Exercise directions
Your task is to retype the lines from the opening of the material through the line that includes "(med) [right=151pt of". Do not copy the pictures.

Data excerpt
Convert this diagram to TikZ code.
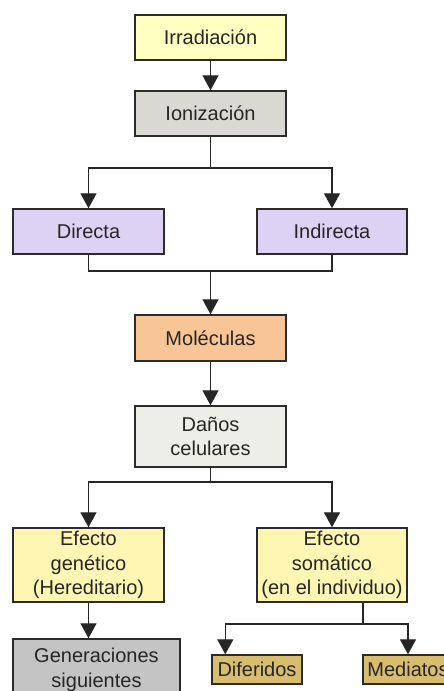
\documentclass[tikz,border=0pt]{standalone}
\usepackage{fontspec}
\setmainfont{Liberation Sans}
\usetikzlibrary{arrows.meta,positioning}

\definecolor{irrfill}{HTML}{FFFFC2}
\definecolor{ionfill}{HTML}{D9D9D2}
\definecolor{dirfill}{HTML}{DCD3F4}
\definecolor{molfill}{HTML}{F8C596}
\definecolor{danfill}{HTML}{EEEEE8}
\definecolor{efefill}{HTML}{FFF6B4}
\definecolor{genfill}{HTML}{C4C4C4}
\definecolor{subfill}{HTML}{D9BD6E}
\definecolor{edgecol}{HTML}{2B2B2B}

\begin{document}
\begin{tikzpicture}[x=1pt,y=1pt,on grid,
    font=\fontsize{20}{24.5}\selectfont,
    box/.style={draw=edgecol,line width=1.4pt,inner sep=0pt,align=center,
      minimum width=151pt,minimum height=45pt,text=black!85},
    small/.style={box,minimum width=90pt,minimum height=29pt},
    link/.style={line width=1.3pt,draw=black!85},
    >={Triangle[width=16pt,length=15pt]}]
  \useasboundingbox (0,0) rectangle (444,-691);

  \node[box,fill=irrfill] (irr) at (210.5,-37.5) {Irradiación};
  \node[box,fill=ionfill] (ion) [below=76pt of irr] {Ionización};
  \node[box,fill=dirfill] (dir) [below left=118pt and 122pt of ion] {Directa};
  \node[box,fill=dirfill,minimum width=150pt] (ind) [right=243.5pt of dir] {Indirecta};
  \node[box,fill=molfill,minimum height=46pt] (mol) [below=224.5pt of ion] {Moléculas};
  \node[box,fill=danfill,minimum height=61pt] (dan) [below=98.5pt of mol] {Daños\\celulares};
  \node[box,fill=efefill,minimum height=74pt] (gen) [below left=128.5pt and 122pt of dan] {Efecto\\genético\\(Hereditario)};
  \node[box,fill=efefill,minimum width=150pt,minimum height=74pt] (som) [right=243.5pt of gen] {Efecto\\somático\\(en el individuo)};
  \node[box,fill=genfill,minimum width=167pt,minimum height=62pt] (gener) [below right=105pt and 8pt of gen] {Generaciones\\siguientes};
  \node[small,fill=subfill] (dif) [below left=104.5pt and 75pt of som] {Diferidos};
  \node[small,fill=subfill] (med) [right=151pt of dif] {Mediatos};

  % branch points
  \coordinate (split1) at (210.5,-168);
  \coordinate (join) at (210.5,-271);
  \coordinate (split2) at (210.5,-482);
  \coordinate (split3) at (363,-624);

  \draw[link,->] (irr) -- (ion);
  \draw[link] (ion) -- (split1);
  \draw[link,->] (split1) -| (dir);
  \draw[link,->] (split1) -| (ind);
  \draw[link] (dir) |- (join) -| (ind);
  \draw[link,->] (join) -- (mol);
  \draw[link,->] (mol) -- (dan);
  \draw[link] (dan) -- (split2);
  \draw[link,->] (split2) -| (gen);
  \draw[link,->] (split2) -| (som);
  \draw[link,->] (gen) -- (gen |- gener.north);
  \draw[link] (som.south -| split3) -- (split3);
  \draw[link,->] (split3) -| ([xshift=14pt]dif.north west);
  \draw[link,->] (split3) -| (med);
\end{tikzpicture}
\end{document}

Exercise answer
Convert this diagram to TikZ code.
\documentclass[tikz,border=0pt]{standalone}
\usepackage{fontspec}
\setmainfont{Liberation Sans}
\usetikzlibrary{arrows.meta,positioning}

\definecolor{irrfill}{HTML}{FFFFC2}
\definecolor{ionfill}{HTML}{D9D9D2}
\definecolor{dirfill}{HTML}{DCD3F4}
\definecolor{molfill}{HTML}{F8C596}
\definecolor{danfill}{HTML}{EEEEE8}
\definecolor{efefill}{HTML}{FFF6B4}
\definecolor{genfill}{HTML}{C4C4C4}
\definecolor{subfill}{HTML}{D9BD6E}
\definecolor{edgecol}{HTML}{2B2B2B}

\begin{document}
\begin{tikzpicture}[x=1pt,y=1pt,on grid,
    font=\fontsize{20}{24.5}\selectfont,
    box/.style={draw=edgecol,line width=1.4pt,inner sep=0pt,align=center,
      minimum width=151pt,minimum height=45pt,text=black!85},
    small/.style={box,minimum width=90pt,minimum height=29pt},
    link/.style={line width=1.3pt,draw=black!85},
    >={Triangle[width=16pt,length=15pt]}]
  \useasboundingbox (0,0) rectangle (444,-691);

  \node[box,fill=irrfill] (irr) at (210.5,-37.5) {Irradiación};
  \node[box,fill=ionfill] (ion) [below=76pt of irr] {Ionización};
  \node[box,fill=dirfill] (dir) [below left=118pt and 122pt of ion] {Directa};
  \node[box,fill=dirfill,minimum width=150pt] (ind) [right=243.5pt of dir] {Indirecta};
  \node[box,fill=molfill,minimum height=46pt] (mol) [below=224.5pt of ion] {Moléculas};
  \node[box,fill=danfill,minimum height=61pt] (dan) [below=98.5pt of mol] {Daños\\celulares};
  \node[box,fill=efefill,minimum height=74pt] (gen) [below left=128.5pt and 122pt of dan] {Efecto\\genético\\(Hereditario)};
  \node[box,fill=efefill,minimum width=150pt,minimum height=74pt] (som) [right=243.5pt of gen] {Efecto\\somático\\(en el individuo)};
  \node[box,fill=genfill,minimum width=167pt,minimum height=62pt] (gener) [below right=105pt and 8pt of gen] {Generaciones\\siguientes};
  \node[small,fill=subfill] (dif) [below left=104.5pt and 75pt of som] {Diferidos};
  \node[small,fill=subfill] (med) [right=151pt of dif] {Mediatos};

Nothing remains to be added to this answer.